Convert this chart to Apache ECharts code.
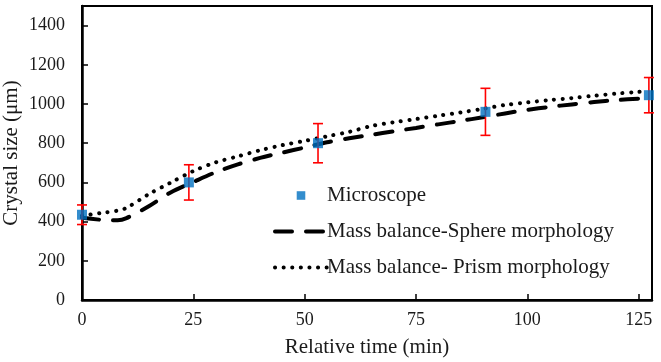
<!DOCTYPE html>
<html>
<head>
<meta charset="utf-8">
<script src="https://cdn.jsdelivr.net/npm/echarts@6/dist/echarts.min.js"></script>
<style>
  html, body { margin: 0; padding: 0; background: #fff; }
  #chart { width: 661px; height: 362px; }
</style>
</head>
<body>
<div id="chart"></div>
<script>
// measured points (microscope) with error bars
var microTime = [0, 24, 53, 90.6, 127.3];
var microSize = [435, 600, 800, 960, 1045];
var microErr = [50, 90, 100, 120, 90];

// mass balance curves
var curveTime = [0, 5, 8, 10, 15, 20, 25, 30, 35, 40, 45, 50, 55, 60, 65, 70, 75, 80, 85, 90, 95, 100, 105, 110, 115, 120, 125, 127];
var sphereSize = [420, 408, 407, 418, 478, 550, 602, 652, 692, 725, 752, 778, 805, 825, 843, 861, 878, 896, 914, 932, 952, 970, 985, 998, 1010, 1020, 1027, 1030];
var prismSize = [430, 446, 456, 470, 540, 600, 658, 702, 733, 764, 790, 812, 835, 858, 888, 907, 923, 940, 957, 975, 995, 1008, 1020, 1030, 1042, 1053, 1062, 1066];

var xTicks = [0, 25, 50, 75, 100, 125];
var yTicks = [0, 200, 400, 600, 800, 1000, 1200, 1400];

var FONT = '"Liberation Serif", "Times New Roman", serif';

var dashStyle = { color: '#000', width: 4, type: [17, 14], cap: 'round' };
var dotStyle = { color: '#000', width: 4, type: [0.1, 8.5], cap: 'round' };

function pairs(xs, ys) {
  var out = [];
  for (var i = 0; i < xs.length; i++) out.push([xs[i], ys[i]]);
  return out;
}

var errData = [];
for (var i = 0; i < microTime.length; i++) {
  errData.push([microTime[i], microSize[i] - microErr[i], microSize[i] + microErr[i]]);
}

var chart = echarts.init(document.getElementById('chart'), null, { renderer: 'canvas' });

chart.setOption({
  animation: false,
  backgroundColor: '#fff',
  grid: {
    left: 82, right: 9, top: 6, bottom: 62,
    outerBoundsMode: 'none',
    containLabel: false,
    show: true,
    borderColor: '#000',
    borderWidth: 2
  },
  legend: {
    orient: 'vertical',
    left: 268,
    top: 180,
    itemWidth: 52,
    itemHeight: 12,
    itemGap: 15,
    textStyle: { fontFamily: FONT, fontSize: 21, color: '#1a1a1a', padding: [0, 0, 0, -5] },
    data: [
      { name: 'Microscope', icon: 'path://M0,0M14,14M2,2H12V12H2Z' },
      { name: 'Mass balance-Sphere morphology', itemStyle: { opacity: 0 }, lineStyle: dashStyle },
      { name: 'Mass balance- Prism morphology', itemStyle: { opacity: 0 }, lineStyle: dotStyle }
    ]
  },
  xAxis: {
    type: 'value',
    min: 0,
    max: 128,
    interval: 25,
    name: 'Relative time (min)',
    nameLocation: 'middle',
    nameGap: 37,
    nameMoveOverlap: false,
    nameTextStyle: { fontFamily: FONT, fontSize: 21, color: '#1a1a1a' },
    axisLine: { lineStyle: { color: '#000', width: 2.5 } },
    axisTick: { inside: true, length: 6, lineStyle: { color: '#000', width: 1.5 } },
    axisLabel: {
      fontFamily: FONT, fontSize: 18, color: '#1a1a1a', margin: 11,
      showMaxLabel: false,
      formatter: function (v) { return xTicks.indexOf(v) >= 0 ? String(v) : ''; }
    },
    splitLine: { show: false }
  },
  yAxis: {
    type: 'value',
    min: 0,
    max: 1500,
    interval: 200,
    name: 'Crystal size (μm)',
    nameLocation: 'middle',
    nameRotate: 90,
    nameGap: 60,
    nameMoveOverlap: false,
    nameTextStyle: { fontFamily: FONT, fontSize: 21, color: '#1a1a1a' },
    axisLine: { lineStyle: { color: '#000', width: 2.5 } },
    axisTick: { inside: true, length: 6, lineStyle: { color: '#000', width: 1.5 } },
    axisLabel: {
      fontFamily: FONT, fontSize: 18, color: '#1a1a1a', margin: 17,
      showMaxLabel: false,
      formatter: function (v) { return yTicks.indexOf(v) >= 0 ? String(v) : ''; }
    },
    splitLine: { show: false }
  },
  series: [
    {
      name: 'Mass balance-Sphere morphology',
      type: 'line',
      smooth: 0.3,
      symbol: 'none',
      color: '#000',
      lineStyle: dashStyle,
      data: pairs(curveTime, sphereSize),
      z: 2
    },
    {
      name: 'Mass balance- Prism morphology',
      type: 'line',
      smooth: 0.3,
      symbol: 'none',
      color: '#000',
      lineStyle: dotStyle,
      data: pairs(curveTime, prismSize),
      z: 2
    },
    {
      name: 'errors',
      type: 'custom',
      clip: false,
      z: 3,
      renderItem: function (params, api) {
        var top = api.coord([api.value(0), api.value(2)]);
        var bot = api.coord([api.value(0), api.value(1)]);
        var w = 5;
        var st = { stroke: '#ff0000', lineWidth: 1.6 };
        return {
          type: 'group',
          children: [
            { type: 'line', shape: { x1: top[0], y1: top[1], x2: bot[0], y2: bot[1] }, style: st },
            { type: 'line', shape: { x1: top[0] - w, y1: top[1], x2: top[0] + w, y2: top[1] }, style: st },
            { type: 'line', shape: { x1: bot[0] - w, y1: bot[1], x2: bot[0] + w, y2: bot[1] }, style: st }
          ]
        };
      },
      encode: { x: 0, y: [1, 2] },
      data: errData
    },
    {
      name: 'Microscope',
      type: 'scatter',
      symbol: 'rect',
      symbolSize: 10,
      clip: false,
      color: '#0070C0',
      itemStyle: { color: '#0070C0' },
      data: pairs(microTime, microSize),
      z: 4
    }
  ]
});
</script>
</body>
</html>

★ ★ ★

WHAT IS NEEDED:
Keep the pictures out of the copy and return the rest of the data above exactly.

REPLY TO THE TASK:
Convert this chart to Apache ECharts code.
<!DOCTYPE html>
<html>
<head>
<meta charset="utf-8">
<script src="https://cdn.jsdelivr.net/npm/echarts@6/dist/echarts.min.js"></script>
<style>
  html, body { margin: 0; padding: 0; background: #fff; }
  #chart { width: 661px; height: 362px; }
</style>
</head>
<body>
<div id="chart"></div>
<script>
// measured points (microscope) with error bars
var microTime = [0, 24, 53, 90.6, 127.3];
var microSize = [435, 600, 800, 960, 1045];
var microErr = [50, 90, 100, 120, 90];

// mass balance curves
var curveTime = [0, 5, 8, 10, 15, 20, 25, 30, 35, 40, 45, 50, 55, 60, 65, 70, 75, 80, 85, 90, 95, 100, 105, 110, 115, 120, 125, 127];
var sphereSize = [420, 408, 407, 418, 478, 550, 602, 652, 692, 725, 752, 778, 805, 825, 843, 861, 878, 896, 914, 932, 952, 970, 985, 998, 1010, 1020, 1027, 1030];
var prismSize = [430, 446, 456, 470, 540, 600, 658, 702, 733, 764, 790, 812, 835, 858, 888, 907, 923, 940, 957, 975, 995, 1008, 1020, 1030, 1042, 1053, 1062, 1066];

var xTicks = [0, 25, 50, 75, 100, 125];
var yTicks = [0, 200, 400, 600, 800, 1000, 1200, 1400];

var FONT = '"Liberation Serif", "Times New Roman", serif';

var dashStyle = { color: '#000', width: 4, type: [17, 14], cap: 'round' };
var dotStyle = { color: '#000', width: 4, type: [0.1, 8.5], cap: 'round' };

function pairs(xs, ys) {
  var out = [];
  for (var i = 0; i < xs.length; i++) out.push([xs[i], ys[i]]);
  return out;
}

var errData = [];
for (var i = 0; i < microTime.length; i++) {
  errData.push([microTime[i], microSize[i] - microErr[i], microSize[i] + microErr[i]]);
}

var chart = echarts.init(document.getElementById('chart'), null, { renderer: 'canvas' });

chart.setOption({
  animation: false,
  backgroundColor: '#fff',
  grid: {
    left: 82, right: 9, top: 6, bottom: 62,
    outerBoundsMode: 'none',
    containLabel: false,
    show: true,
    borderColor: '#000',
    borderWidth: 2
  },
  legend: {
    orient: 'vertical',
    left: 268,
    top: 180,
    itemWidth: 52,
    itemHeight: 12,
    itemGap: 15,
    textStyle: { fontFamily: FONT, fontSize: 21, color: '#1a1a1a', padding: [0, 0, 0, -5] },
    data: [
      { name: 'Microscope', icon: 'path://M0,0M14,14M2,2H12V12H2Z' },
      { name: 'Mass balance-Sphere morphology', itemStyle: { opacity: 0 }, lineStyle: dashStyle },
      { name: 'Mass balance- Prism morphology', itemStyle: { opacity: 0 }, lineStyle: dotStyle }
    ]
  },
  xAxis: {
    type: 'value',
    min: 0,
    max: 128,
    interval: 25,
    name: 'Relative time (min)',
    nameLocation: 'middle',
    nameGap: 37,
    nameMoveOverlap: false,
    nameTextStyle: { fontFamily: FONT, fontSize: 21, color: '#1a1a1a' },
    axisLine: { lineStyle: { color: '#000', width: 2.5 } },
    axisTick: { inside: true, length: 6, lineStyle: { color: '#000', width: 1.5 } },
    axisLabel: {
      fontFamily: FONT, fontSize: 18, color: '#1a1a1a', margin: 11,
      showMaxLabel: false,
      formatter: function (v) { return xTicks.indexOf(v) >= 0 ? String(v) : ''; }
    },
    splitLine: { show: false }
  },
  yAxis: {
    type: 'value',
    min: 0,
    max: 1500,
    interval: 200,
    name: 'Crystal size (μm)',
    nameLocation: 'middle',
    nameRotate: 90,
    nameGap: 60,
    nameMoveOverlap: false,
    nameTextStyle: { fontFamily: FONT, fontSize: 21, color: '#1a1a1a' },
    axisLine: { lineStyle: { color: '#000', width: 2.5 } },
    axisTick: { inside: true, length: 6, lineStyle: { color: '#000', width: 1.5 } },
    axisLabel: {
      fontFamily: FONT, fontSize: 18, color: '#1a1a1a', margin: 17,
      showMaxLabel: false,
      formatter: function (v) { return yTicks.indexOf(v) >= 0 ? String(v) : ''; }
    },
    splitLine: { show: false }
  },
  series: [
    {
      name: 'Mass balance-Sphere morphology',
      type: 'line',
      smooth: 0.3,
      symbol: 'none',
      color: '#000',
      lineStyle: dashStyle,
      data: pairs(curveTime, sphereSize),
      z: 2
    },
    {
      name: 'Mass balance- Prism morphology',
      type: 'line',
      smooth: 0.3,
      symbol: 'none',
      color: '#000',
      lineStyle: dotStyle,
      data: pairs(curveTime, prismSize),
      z: 2
    },
    {
      name: 'errors',
      type: 'custom',
      clip: false,
      z: 3,
      renderItem: function (params, api) {
        var top = api.coord([api.value(0), api.value(2)]);
        var bot = api.coord([api.value(0), api.value(1)]);
        var w = 5;
        var st = { stroke: '#ff0000', lineWidth: 1.6 };
        return {
          type: 'group',
          children: [
            { type: 'line', shape: { x1: top[0], y1: top[1], x2: bot[0], y2: bot[1] }, style: st },
            { type: 'line', shape: { x1: top[0] - w, y1: top[1], x2: top[0] + w, y2: top[1] }, style: st },
            { type: 'line', shape: { x1: bot[0] - w, y1: bot[1], x2: bot[0] + w, y2: bot[1] }, style: st }
          ]
        };
      },
      encode: { x: 0, y: [1, 2] },
      data: errData
    },
    {
      name: 'Microscope',
      type: 'scatter',
      symbol: 'rect',
      symbolSize: 10,
      clip: false,
      color: '#0070C0',
      itemStyle: { color: '#0070C0' },
      data: pairs(microTime, microSize),
      z: 4
    }
  ]
});
</script>
</body>
</html>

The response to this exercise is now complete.